Why this works for busy parents:
- Time-boxed: Designed for a brief, focused conversation.
- Empathetic: Validates the child's question and feelings.
- Realistic: Acknowledges the difficulty of the text without oversimplifying.
- Jewish Values: Frames the discussion within a framework of learning and seeking understanding.
- No Guilt: Focuses on the learning process, not on having perfect answers.
Habit
"One-Minute Reconnect"
Goal: To foster consistent, positive connection within the family, counteracting the potential for disconnection that can arise from busy schedules or lingering tensions, much like David had to actively reconnect with his people.
The Habit: Once a day, for one minute, intentionally connect with a family member. This connection can be physical (a hug, a high-five) or verbal (a genuine "How are you?" followed by listening, a quick compliment, or asking about something specific they did or are looking forward to).
How to Implement:
- Choose a Time: Pick a consistent time each day. It could be during breakfast, before bed, when arriving home from work/school, or during a transition.
- Choose a Person: You don't have to do it with everyone every single day. Rotate through your family members.
- Be Present: For that one minute, put away distractions (phone, laptop) and give your full attention to the person you're connecting with.
- Keep it Simple: The goal isn't a deep conversation, but a moment of genuine acknowledgment and connection.
Examples:
- Morning: As your child leaves for school, give them a hug and say, "Have a great day! I'm proud of you."
- Afternoon: When your partner comes home, greet them with a smile and a quick "How was your day?" and truly listen for 30 seconds.
- Evening: Before bed, turn to your child and say, "What was one good thing that happened today?" and listen. Or, simply offer a comforting hand squeeze and "I love you."
Why this works for busy parents:
- Micro-habit: Requires minimal time commitment.
- Sustainable: Designed to be integrated into existing routines.
- Impactful: Small, consistent moments build strong relationships.

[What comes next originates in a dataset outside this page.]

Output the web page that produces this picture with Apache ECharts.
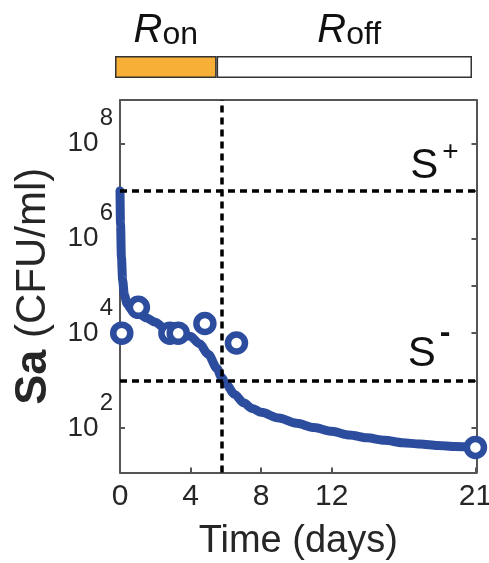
<!DOCTYPE html>
<html><head><meta charset="utf-8">
<script src="https://cdn.jsdelivr.net/npm/echarts@6/dist/echarts.min.js"></script>
<style>html,body{margin:0;padding:0;background:#fff}#c{width:489px;height:563px}</style>
</head><body><div id="c"></div>
<script>
// Model curve: time (days) and Sa density (CFU/ml)
const curveDays = [0,0.03,0.08,0.15,0.25,0.4,0.6,1.0,1.5,2.0,2.5,3.0,3.5,4.0,4.5,5.0,5.5,5.75,6.0,6.5,7.0,7.5,8,9,10,11,12,13,14,15,16,17,18,19,20.14];
const curveCFU  = [1.0e7,2.0e6,4.0e5,1.3e5,6.3e4,4.2e4,3.3e4,2.7e4,2.1e4,1.7e4,1.3e4,1.1e4,9.5e3,8.5e3,6.0e3,3.6e3,1.8e3,1.17e3,850,510,340,257,214,162,126,102,85,71,62,55,49,46,43,41,39];
// Observed points
const obsDays = [0.1,1.04,2.83,3.3,4.81,6.6,20.14];
const obsCFU  = [1.0e4,3.5e4,1.0e4,1.0e4,1.6e4,6.2e3,39];
// Axis ticks
const xTickValues = [0,4,8,12,20.14];
const xTickLabels = ['0','4','8','12','21'];
const yTickExps = [2,3,4,5,6,7,8];
const yLabelExps = [2,4,6,8];
// Thresholds and phases
const sPlus = 1e7, sMinus = 1e3;
const switchDay = 5.75;
const phaseNames = ['on','off'];
const phaseDurations = [5.75, 14.45];

const FONT = '"Liberation Sans", Arial, Helvetica, sans-serif';
const BLUE = '#2c4c9e';
const AX = '#555555';
const TXT = '#262626';
const yMin = 1.062, yMax = 8.917, xMax = 20.2;
const lg = v => Math.log10(v);

const chart = echarts.init(document.getElementById('c'), null, {renderer:'canvas'});

const axLine = {show:true, onZero:false, lineStyle:{color:AX, width:2}};
const phaseRich = {
  R:{fontSize:40, lineHeight:40, fontStyle:'italic', verticalAlign:'bottom', color:'#111', fontFamily:FONT},
  s:{fontSize:32, lineHeight:32, verticalAlign:'bottom', color:'#111', fontFamily:FONT}
};

const option = {
  animation:false,
  backgroundColor:'#fff',
  grid:[
    {left:120, right:12.5, top:100, bottom:90.5, outerBoundsMode:'none'},
    {left:115, right:17, top:56, height:22, outerBoundsMode:'none'}
  ],
  xAxis:[
    {gridIndex:0, type:'value', min:0, max:xMax, position:'bottom',
     axisLine:axLine,
     axisTick:{show:true, inside:true, length:5, customValues:xTickValues, lineStyle:{color:AX, width:2}},
     axisLabel:{show:true, customValues:xTickValues, margin:9, fontSize:30, color:TXT, fontFamily:FONT,
       formatter:(v)=>{const i=xTickValues.indexOf(v); return i>=0?xTickLabels[i]:'';}},
     splitLine:{show:false},
     name:'Time (days)', nameLocation:'middle', nameGap:50,
     nameTextStyle:{fontSize:38, color:TXT, fontFamily:FONT}},
    {gridIndex:0, type:'value', min:0, max:xMax, position:'top',
     axisLine:axLine, axisTick:{show:false}, axisLabel:{show:false}, splitLine:{show:false}},
    {gridIndex:1, type:'value', min:0, max:xMax, show:false}
  ],
  yAxis:[
    {gridIndex:0, type:'value', min:yMin, max:yMax, position:'left',
     axisLine:axLine,
     axisTick:{show:true, inside:true, length:5, customValues:yTickExps, lineStyle:{color:AX, width:2}},
     axisLabel:{show:true, customValues:yLabelExps, margin:7, color:TXT, fontFamily:FONT,
       formatter:(v)=>'{b|10}{e|'+v+'}',
       rich:{
         b:{fontSize:28, lineHeight:28, padding:[22,0,22,0], color:TXT, fontFamily:FONT},
         e:{fontSize:24, lineHeight:22, padding:[0,0,50,1], color:TXT, fontFamily:FONT}
       }},
     splitLine:{show:false},
     name:'{b|Sa} {n|(CFU/ml)}', nameLocation:'middle', nameGap:64,
     nameTextStyle:{color:TXT, fontFamily:FONT, fontSize:42,
       rich:{b:{fontSize:45, fontWeight:'bold', color:TXT, fontFamily:FONT},
             n:{fontSize:42, color:TXT, fontFamily:FONT}}}},
    {gridIndex:0, type:'value', min:yMin, max:yMax, position:'right',
     axisLine:axLine,
     axisTick:{show:true, inside:true, length:5, customValues:yTickExps, lineStyle:{color:AX, width:2}},
     axisLabel:{show:false}, splitLine:{show:false}},
    {gridIndex:1, type:'category', data:['phase'], show:false}
  ],
  series:[
    {type:'line', xAxisIndex:0, yAxisIndex:0, z:2,
     data:curveDays.map((d,i)=>[d, lg(curveCFU[i])]),
     symbol:'none', showSymbol:false, smooth:0.3, smoothMonotone:'x', clip:false,
     lineStyle:{color:BLUE, width:9, cap:'round', join:'round'}},
    {type:'scatter', xAxisIndex:0, yAxisIndex:0, z:3, clip:false,
     data:obsDays.map((d,i)=>[d, lg(obsCFU[i])]),
     symbol:'circle', symbolSize:17,
     itemStyle:{color:'#ffffff', borderColor:BLUE, borderWidth:6.5, opacity:1}},
    {type:'line', xAxisIndex:0, yAxisIndex:0, z:5, data:[], symbol:'none',
     markLine:{silent:true, symbol:['none','none'], animation:false,
       lineStyle:{color:'#000', width:3.5, type:[7,5]},
       data:[
         {yAxis:lg(sPlus), label:{show:true, position:'insideEndTop', distance:[18,4],
            formatter:'{s|S}{p|+}', rich:{
              s:{fontSize:42, lineHeight:42, padding:[2,0,0,0], color:'#111', fontFamily:FONT},
              p:{fontSize:28, lineHeight:16, padding:[0,0,28,4], color:'#111', fontFamily:FONT}}}},
         {yAxis:lg(sMinus), label:{show:true, position:'insideEndTop', distance:[26,8],
            formatter:'{s|S}{p|-}', rich:{
              s:{fontSize:42, lineHeight:42, padding:[6,0,0,0], color:'#111', fontFamily:FONT},
              p:{fontSize:32, lineHeight:12, fontWeight:'bold', padding:[0,0,36,4], color:'#111', fontFamily:FONT}}}},
         {xAxis:switchDay, label:{show:false}}
       ]}},
    {type:'bar', xAxisIndex:2, yAxisIndex:2, stack:'ph', barWidth:22,
     data:[phaseDurations[0]],
     itemStyle:{color:'#F7AF37', borderColor:'#333', borderWidth:1.5},
     label:{show:true, position:'top', distance:5, formatter:'{R|R}{s|'+phaseNames[0]+'}', rich:phaseRich}},
    {type:'bar', xAxisIndex:2, yAxisIndex:2, stack:'ph', barWidth:22,
     data:[phaseDurations[1]],
     itemStyle:{color:'#ffffff', borderColor:'#333', borderWidth:1.5},
     label:{show:true, position:'top', distance:5, offset:[5,0], formatter:'{R|R}{s|'+phaseNames[1]+'}', rich:phaseRich}}
  ]
};
chart.setOption(option);
</script>
</body></html>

- Jewish Values: Reinforces the importance of shalom bayit (peace in the home) and ahavat Yisrael (love for fellow Jews/people).
Takeaway
This week's passage from II Samuel reminds us that leadership, family life, and community are rarely simple. David’s return is fraught with the messy emotions of grief, political maneuvering, and tribal loyalties. As parents, we too navigate these complexities. We learn that acknowledging our own feelings is important, but so is recognizing their impact on our children. We see the power of forgiveness and the challenge of true reconciliation. We are called to foster a sense of belonging and equal value for all members of our "tribe" – our families. Even amidst the chaos and conflict, micro-wins like genuine connection and expressions of gratitude can build the resilience and love needed to heal and move forward, just as David, with all his flaws, ultimately sought to bring his people back together. Let's bless the chaos and aim for those small, consistent moments of connection and appreciation.